MURSITPINAR, Turkey (AFP) - White smoke billows over the town of Kobane in Syria and the crash of mortar shells is clearly audible - the intensity of the battle for the Kurdish town is tangible from the Turkish side of the border.
Yet Turkish Kurds watching the fighting between Kurds and Islamic State fighters on the other side of the border have little faith an authorisation for military action from Turkey's parliament will translate into concrete action.
Even with occasional stray shells landing in Turkish territory, the Kurds angrily accuse Ankara of doing next to nothing to combat the militants from the terrorist organisation also known as ISIS or ISIL.
"The Turkish state has declared its hostility to the Kurds with its reluctance. We no longer have confidence in Turkey. We will fend for ourselves," said Turkish Kurd Burhan Atmaca, 54, as he surveyed the scene from the border.
Turkey's parliament on Thursday authorised military action against ISIS, and Prime Minister Ahmet Davutoglu sought to reassure the Kurds that the government would do everything in its power to prevent Kobane, known as Ain al-Arab in Arabic, falling to ISIS.
But it has yet to outline any plans for military action and many Kurds fear the Turkish government is more interested in undermining Kurdish separatists than dealing with the ISIS threat.
"The Turkish army has no thought of an operation against ISIS fighters.

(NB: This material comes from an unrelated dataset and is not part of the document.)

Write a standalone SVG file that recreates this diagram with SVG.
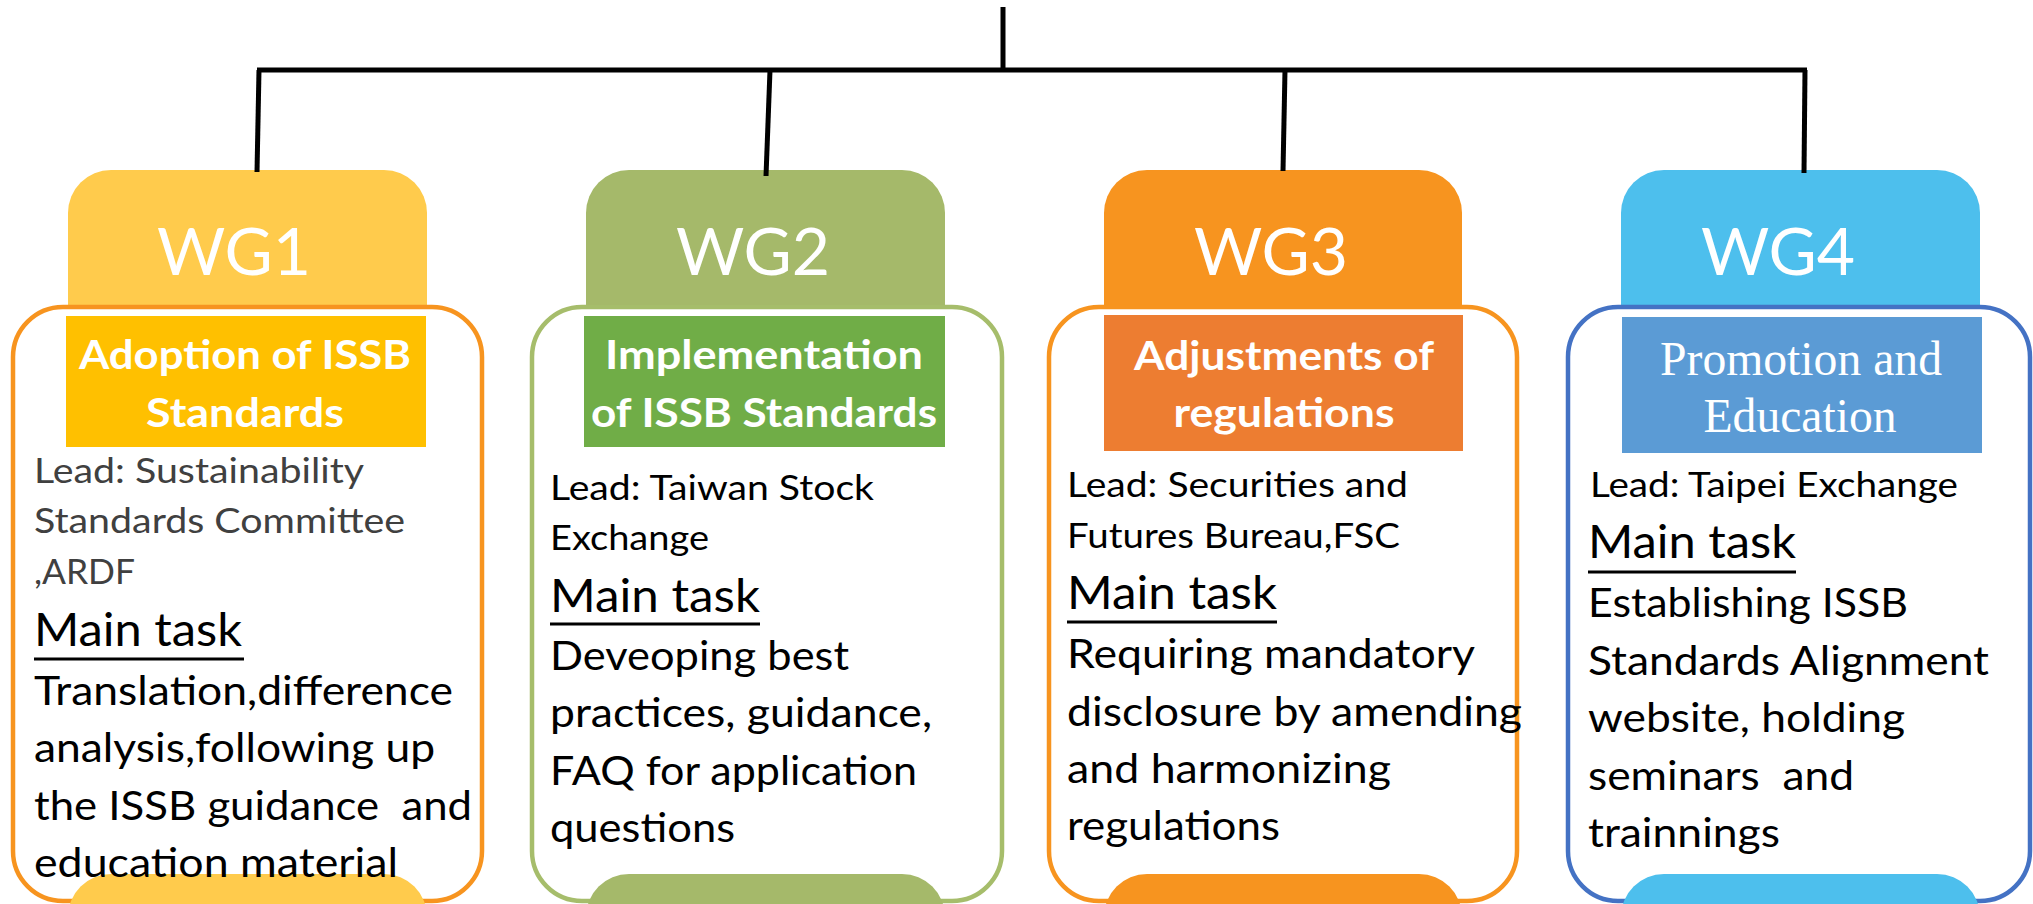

The motion will remain on paper," said Turkish Kurd Nurettin Bayik, 40, as others surveyed the battle scene with binoculars.
Turkey has played an ambiguous role in neighbouring Syria since the civil war began there in 2012, accused of backing militant Sunnis who it hoped would topple the regime of President Bashar al-Assad.
Even as the ISIS threat grew, Ankara continued to play a low-key role out of concern for a group of Turkish hostages captured by the terrorist group in Iraq in June.
The hostages were released in late September, but some analysts suspect Ankara is now also concerned about Kurdish separatism, having fought a 30-year insurgency by the Kurdistan Workers Party (PKK) in Turkey's southeast.
The jailed head of the PKK Abdullah Ocalan said this week that the conflict with ISIS had the potential to derail the fragile peace accord signed with the Turkish government last year.
Turkey has been hugely reluctant to allow Kurds over the border to fight ISIS, apparently fearing they will team up with Syrian Kurds to develop a large fighting force on Turkey's border.
But locals fear no one else will do the job.
"We have no faith in the government," said Cafer Seven, 48.
"In the past, Turkey activated its rules of engagement whenever a single PKK bullet fell on its soil. But it remains a bystander when mortars fired by IS are hitting Turkish territory."
The Kurds are seen as the world's largest stateless people, spread between Turkey, Syria, Iran and Iraq after missing out on a state of their own when borders were redrawn after World War I.
For the Turkish Kurds on the border, the fall of Kobane would be as traumatic as the fall of a city inside Turkey.
"There is no border in our brains, nor in our hearts. To us, Kobane is Diyarbakir," said Serafettin Dede, referring to the main Kurdish city of southeast Turkey.
"We are one people and we are all Kurds," added Salih Celik, 50. "If Kobane falls today, Kurds will also fall."
Hundreds of Kurds from across southeast Turkey have come to the border area, holding a round-the-clock vigil and urging greater action to save Kobane.
"The world and Turkey remain silent in the face of this tragedy," said Mulkiye Asurbayef, a teacher who left her two children back in nearby Mardin province to join the protest.
"We will not abandon this protest until the bloodshed stops and the IS monsters are defeated, no matter how long it lasts." One refugee, Huseyin Hillac, from Kobane said the Kurds themselves would ensure the city does not fall.
"We will not yield even if the (fighting) lasts for a year. Our comrades will resist until the last drop of blood."